My unix/windows C++ app is already parallelized using MPI: the job is splitted in N cpus and each chunk is executed in parallel, quite efficient, very good speed scaling, the job is done right.
But some of the data is repeated in each process, and for technical reasons this data cannot be easily splitted over MPI (...). For example:
- 5 Gb of static data, exact same thing loaded for each process
- 4 Gb of data that can be distributed in MPI, the more CPUs are used, smaller this per-CPU RAM is.
On a 4 CPU job, this would mean at least a 20Gb RAM load, most of memory 'wasted', this is awful.
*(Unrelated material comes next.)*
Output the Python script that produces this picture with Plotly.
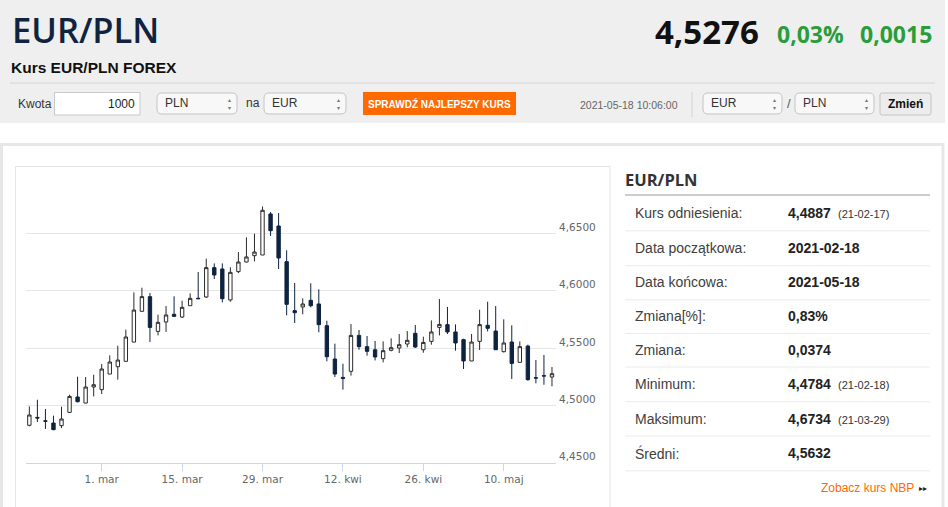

I'm thinking using shared memory to reduce the overall load, the "static" chunk would be loaded only once per computer.
So, main question is:
Is there any standard MPI way to share memory on a node? Some kind of readily available + free library ?
- If not, I would use
boost.interprocess
and use MPI calls to distribute local shared memory identifiers. - The shared-memory would be read by a "local master" on each node, and shared read-only. No need for any kind of semaphore/synchronization, because it wont change.
- If not, I would use
Any performance hit or particular issues to be wary of?
- (There wont be any "strings" or overly weird data structures, everything can be brought down to arrays and structure pointers)
The job will be executed in a PBS (or SGE) queuing system, in the case of a process unclean exit, I wonder if those will cleanup the node-specific shared memory.